Not my favourite genre, First person shooters – but this one adds a few interesting mechanics to the mix. Firstly, pistols can be dual-wielded, removing the accuracy that comes looking down your sights, but adding to your death-dealing and feeling of bad-assery. Killing enemies – of which there are many in the game’s many cinematic gun battles – increases a concentration meter, which when full allows you to enter a short, bullet-time mode, allowing you to accurately kill a room full of enemies in lightning-quick time. There are a few co-operative gameplay elements too; In order to proceed through some of the  heavier gunfights, your partners will provide covering gunfire allowing you to move between pre-designated cover spots – and you’ll be expected to do the same. At key moments you’ll also have to breach certain areas, so you and your partners will have to move in to position to throw open the doors.
It’s heavily focused on 3 player co-op, and though you can run through it with AI partners, it’s best experienced as a threesome.
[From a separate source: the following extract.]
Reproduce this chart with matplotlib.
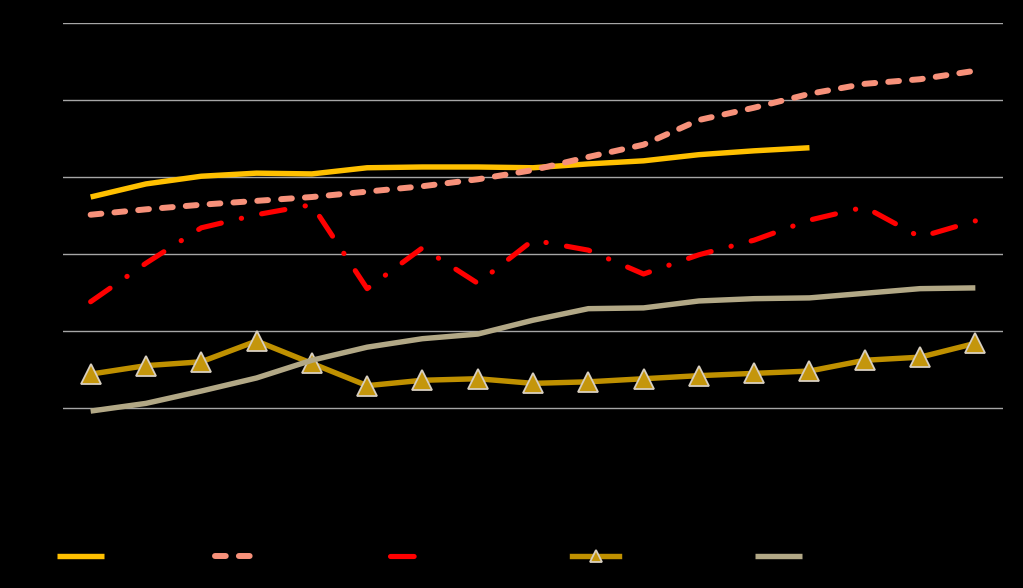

The three agents don’t particularly trust each other, and each agency has its own agenda. In fact, this distrust and separate motives provide the basis for one of the game’s most interesting mechanics. During missions each character will periodically be tasked with performing covert mission or secret agendas given by their respective agencies, sometimes to the detriment of your partners – which you’ll have to carry out without being spotted by your teammates. You, in turn, will have to watch out for your partners’ underhanded shenanigans. Successfully  completing these secret missions nets you points, while getting caught red-handed gets them deducted from your end-of level score. The points are used to unlock new guns – so it’s worth trying to do as many as you can. To further increase the tension during co-op sessions, players will be tasked with challenges, such as to be the first to kill the most enemies or be the most accurate. It all comes together to create an uneasy tension that’s mostly lost when you’re playing solo.
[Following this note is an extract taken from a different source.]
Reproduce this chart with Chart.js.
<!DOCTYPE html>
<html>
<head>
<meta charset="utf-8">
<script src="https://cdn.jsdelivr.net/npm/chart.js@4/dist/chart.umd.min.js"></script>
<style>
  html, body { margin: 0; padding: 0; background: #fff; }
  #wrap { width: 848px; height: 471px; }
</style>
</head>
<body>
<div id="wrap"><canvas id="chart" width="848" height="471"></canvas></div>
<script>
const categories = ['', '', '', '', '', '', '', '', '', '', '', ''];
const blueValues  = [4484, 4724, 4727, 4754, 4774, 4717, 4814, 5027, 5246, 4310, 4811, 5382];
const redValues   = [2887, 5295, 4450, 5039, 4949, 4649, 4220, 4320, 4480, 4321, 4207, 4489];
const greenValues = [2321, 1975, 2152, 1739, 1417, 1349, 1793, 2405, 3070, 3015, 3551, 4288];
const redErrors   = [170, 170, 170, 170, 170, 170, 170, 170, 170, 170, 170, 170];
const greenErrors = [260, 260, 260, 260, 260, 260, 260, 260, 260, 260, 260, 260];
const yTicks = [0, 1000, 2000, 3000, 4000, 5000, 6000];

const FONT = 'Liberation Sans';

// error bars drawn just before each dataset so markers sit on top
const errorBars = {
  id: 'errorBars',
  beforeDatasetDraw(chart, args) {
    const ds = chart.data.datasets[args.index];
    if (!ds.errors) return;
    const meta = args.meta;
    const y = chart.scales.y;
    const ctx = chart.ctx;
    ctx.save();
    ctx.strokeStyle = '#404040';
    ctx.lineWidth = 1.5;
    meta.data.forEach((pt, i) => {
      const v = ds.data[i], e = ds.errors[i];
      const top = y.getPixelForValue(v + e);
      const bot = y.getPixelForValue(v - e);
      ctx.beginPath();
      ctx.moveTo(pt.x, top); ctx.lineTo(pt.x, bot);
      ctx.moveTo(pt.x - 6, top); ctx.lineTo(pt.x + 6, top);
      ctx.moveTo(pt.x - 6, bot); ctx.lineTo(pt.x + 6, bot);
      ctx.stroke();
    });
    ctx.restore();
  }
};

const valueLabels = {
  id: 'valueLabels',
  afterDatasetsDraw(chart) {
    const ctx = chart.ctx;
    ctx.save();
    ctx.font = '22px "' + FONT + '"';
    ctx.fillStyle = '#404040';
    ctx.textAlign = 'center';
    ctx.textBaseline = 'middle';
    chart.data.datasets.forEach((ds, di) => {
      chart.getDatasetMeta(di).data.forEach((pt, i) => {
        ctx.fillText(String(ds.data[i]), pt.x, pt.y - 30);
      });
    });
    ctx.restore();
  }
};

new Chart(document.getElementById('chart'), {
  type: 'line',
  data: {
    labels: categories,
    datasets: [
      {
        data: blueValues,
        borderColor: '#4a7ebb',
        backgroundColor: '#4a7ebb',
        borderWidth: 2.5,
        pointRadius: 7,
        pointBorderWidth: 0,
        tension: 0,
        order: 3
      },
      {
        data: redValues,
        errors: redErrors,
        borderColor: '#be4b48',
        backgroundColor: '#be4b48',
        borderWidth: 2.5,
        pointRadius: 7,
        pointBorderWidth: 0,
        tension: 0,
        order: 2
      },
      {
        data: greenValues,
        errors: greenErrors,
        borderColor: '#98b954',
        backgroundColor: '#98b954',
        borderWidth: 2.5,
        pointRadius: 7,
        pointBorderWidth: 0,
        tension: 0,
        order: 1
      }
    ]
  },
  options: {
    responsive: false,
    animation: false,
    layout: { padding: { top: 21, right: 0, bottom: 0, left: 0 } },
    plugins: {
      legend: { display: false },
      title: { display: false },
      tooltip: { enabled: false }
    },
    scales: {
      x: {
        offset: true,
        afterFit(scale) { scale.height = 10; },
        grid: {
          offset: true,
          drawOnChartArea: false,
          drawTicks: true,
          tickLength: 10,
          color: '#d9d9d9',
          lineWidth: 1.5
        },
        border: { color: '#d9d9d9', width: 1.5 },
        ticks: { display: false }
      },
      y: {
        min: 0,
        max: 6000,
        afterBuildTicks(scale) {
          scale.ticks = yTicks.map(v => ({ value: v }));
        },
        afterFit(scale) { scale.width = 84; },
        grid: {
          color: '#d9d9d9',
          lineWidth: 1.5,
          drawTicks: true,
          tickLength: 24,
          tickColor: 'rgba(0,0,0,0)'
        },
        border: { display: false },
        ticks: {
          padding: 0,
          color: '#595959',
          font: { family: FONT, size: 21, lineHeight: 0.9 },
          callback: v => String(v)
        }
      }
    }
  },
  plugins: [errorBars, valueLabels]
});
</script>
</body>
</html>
The Cartel is a little rough around the edges, and there’s far too much unnecessary and gratuitous swearing (McCall, for example, says a delightfully oedipal epithet every time you enter concentration mode) but I have to admit I had a heck of a lot of fun playing through a handful of its varied missions. It’s especially enticing as a co-op game, so if you can convince two of your friends to buy the game, you’re certain to have a blast with it when it releases at the end of next week. It may not be set in the old west any more, but if developer Techland’s managed to keep the spirit of what made the Call of Jaurez games so enticing and keeps the 3-player co-op interesting through the whole game,  they could have a winner.
Call of Juarez : The Cartel releases for PC, PS3 and Xbox 360 on July 22 2011.